----- ROWS
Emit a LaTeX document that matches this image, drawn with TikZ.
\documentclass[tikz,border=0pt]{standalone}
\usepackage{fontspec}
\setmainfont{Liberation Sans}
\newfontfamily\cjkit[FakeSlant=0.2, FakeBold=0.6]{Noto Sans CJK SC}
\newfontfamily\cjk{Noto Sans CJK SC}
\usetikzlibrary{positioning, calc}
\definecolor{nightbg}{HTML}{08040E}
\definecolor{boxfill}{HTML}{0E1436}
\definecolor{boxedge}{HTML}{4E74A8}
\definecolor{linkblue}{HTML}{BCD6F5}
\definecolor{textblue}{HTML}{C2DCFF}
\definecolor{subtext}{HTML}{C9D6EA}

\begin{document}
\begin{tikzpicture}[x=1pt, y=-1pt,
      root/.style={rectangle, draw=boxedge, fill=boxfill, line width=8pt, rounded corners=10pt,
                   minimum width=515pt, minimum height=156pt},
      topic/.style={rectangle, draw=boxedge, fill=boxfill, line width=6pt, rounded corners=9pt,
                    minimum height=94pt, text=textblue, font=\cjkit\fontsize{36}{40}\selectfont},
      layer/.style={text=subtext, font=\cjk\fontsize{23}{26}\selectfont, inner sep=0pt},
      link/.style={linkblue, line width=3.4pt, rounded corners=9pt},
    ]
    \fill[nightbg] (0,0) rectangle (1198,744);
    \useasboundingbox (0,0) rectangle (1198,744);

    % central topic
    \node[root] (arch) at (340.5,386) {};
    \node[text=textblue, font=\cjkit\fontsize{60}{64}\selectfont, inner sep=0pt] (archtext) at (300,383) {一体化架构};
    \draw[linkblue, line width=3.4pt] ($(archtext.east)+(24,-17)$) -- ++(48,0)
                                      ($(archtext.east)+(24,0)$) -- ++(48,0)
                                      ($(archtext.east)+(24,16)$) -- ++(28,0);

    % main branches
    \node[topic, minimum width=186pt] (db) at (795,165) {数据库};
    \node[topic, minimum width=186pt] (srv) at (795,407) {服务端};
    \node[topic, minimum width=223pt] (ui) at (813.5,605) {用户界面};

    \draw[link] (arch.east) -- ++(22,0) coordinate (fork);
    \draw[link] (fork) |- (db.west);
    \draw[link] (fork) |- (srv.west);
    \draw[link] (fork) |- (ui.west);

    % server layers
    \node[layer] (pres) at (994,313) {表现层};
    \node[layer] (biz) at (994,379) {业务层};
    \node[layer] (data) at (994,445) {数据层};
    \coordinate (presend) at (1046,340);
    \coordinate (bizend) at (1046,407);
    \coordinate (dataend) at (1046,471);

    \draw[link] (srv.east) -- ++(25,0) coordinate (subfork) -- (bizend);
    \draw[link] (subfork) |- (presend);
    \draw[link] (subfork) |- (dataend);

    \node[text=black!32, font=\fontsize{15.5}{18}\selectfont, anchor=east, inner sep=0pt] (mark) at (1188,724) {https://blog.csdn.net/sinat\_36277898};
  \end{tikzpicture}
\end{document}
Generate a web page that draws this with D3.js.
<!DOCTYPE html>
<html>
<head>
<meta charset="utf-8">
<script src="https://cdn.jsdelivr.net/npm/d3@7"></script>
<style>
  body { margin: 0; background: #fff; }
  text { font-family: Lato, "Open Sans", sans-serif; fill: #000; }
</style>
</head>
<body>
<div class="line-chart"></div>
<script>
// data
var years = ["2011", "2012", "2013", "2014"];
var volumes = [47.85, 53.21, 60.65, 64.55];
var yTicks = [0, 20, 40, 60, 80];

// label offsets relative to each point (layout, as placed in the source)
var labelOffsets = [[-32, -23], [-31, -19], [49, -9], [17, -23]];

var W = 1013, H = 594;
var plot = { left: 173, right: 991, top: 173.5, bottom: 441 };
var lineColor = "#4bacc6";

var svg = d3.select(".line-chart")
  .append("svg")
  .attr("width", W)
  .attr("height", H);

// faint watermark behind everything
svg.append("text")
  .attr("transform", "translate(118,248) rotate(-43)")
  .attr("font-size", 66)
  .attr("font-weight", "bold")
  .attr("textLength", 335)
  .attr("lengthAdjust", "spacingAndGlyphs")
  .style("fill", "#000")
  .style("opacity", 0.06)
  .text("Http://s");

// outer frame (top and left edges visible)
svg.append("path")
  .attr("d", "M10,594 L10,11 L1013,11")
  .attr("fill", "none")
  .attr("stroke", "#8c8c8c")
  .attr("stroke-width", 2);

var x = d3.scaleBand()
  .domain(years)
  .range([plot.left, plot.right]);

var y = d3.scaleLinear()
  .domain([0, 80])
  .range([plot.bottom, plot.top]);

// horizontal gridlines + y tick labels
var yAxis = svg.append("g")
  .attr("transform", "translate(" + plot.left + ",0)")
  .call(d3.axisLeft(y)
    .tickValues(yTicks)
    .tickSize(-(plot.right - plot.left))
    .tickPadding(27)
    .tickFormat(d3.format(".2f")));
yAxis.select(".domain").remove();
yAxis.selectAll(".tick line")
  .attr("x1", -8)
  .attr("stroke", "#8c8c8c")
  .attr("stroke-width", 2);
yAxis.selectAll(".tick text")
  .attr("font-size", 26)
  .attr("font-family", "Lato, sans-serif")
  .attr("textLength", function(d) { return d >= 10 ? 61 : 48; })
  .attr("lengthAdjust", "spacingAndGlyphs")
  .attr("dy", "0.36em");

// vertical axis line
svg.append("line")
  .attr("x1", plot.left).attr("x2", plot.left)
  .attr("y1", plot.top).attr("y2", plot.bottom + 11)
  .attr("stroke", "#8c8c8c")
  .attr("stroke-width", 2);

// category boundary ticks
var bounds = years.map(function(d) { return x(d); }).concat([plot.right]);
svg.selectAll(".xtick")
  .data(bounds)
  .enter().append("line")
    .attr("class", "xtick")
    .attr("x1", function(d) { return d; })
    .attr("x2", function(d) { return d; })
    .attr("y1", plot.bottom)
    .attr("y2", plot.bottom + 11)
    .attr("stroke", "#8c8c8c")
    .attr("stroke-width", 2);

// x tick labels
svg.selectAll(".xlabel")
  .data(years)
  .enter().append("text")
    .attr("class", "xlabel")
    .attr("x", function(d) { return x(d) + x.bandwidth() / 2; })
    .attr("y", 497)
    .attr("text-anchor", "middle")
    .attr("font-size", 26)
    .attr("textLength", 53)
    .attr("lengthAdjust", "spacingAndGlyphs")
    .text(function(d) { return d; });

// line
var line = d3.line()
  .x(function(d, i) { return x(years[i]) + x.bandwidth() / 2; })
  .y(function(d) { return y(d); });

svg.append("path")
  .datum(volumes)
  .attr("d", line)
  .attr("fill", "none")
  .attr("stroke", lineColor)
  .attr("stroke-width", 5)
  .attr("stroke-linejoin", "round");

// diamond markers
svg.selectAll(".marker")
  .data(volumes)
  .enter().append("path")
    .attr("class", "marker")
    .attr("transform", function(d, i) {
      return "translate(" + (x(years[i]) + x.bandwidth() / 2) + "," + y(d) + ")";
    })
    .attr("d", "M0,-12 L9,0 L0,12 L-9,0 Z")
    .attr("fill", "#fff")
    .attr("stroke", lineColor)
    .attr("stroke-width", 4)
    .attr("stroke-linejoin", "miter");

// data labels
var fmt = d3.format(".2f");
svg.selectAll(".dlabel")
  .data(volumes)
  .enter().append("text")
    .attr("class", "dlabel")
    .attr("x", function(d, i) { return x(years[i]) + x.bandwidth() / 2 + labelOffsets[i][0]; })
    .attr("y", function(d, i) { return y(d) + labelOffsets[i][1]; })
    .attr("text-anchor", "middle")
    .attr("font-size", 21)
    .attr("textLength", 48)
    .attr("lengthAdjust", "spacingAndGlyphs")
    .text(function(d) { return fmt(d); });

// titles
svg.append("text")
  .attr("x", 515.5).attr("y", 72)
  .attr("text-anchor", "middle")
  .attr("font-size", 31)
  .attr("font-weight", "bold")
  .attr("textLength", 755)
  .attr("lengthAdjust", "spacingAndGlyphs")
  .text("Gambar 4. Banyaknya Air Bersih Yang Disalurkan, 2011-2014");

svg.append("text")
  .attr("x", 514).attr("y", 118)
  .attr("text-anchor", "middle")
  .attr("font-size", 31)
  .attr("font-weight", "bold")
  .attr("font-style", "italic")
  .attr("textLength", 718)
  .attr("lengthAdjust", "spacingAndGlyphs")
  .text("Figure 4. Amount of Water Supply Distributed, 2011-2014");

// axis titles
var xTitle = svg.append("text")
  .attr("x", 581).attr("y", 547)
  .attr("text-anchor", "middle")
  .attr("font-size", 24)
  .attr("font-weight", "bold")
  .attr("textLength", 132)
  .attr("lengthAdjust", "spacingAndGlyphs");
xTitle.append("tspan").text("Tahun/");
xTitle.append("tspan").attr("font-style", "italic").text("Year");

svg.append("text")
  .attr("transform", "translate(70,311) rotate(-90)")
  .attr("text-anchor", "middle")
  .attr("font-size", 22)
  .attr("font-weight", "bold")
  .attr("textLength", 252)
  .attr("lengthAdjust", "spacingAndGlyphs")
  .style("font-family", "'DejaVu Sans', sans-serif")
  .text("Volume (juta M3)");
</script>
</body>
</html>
----------
Go through the material above and count the lines that include "with". Give the number alone.

▸ **OUTPUT**: 2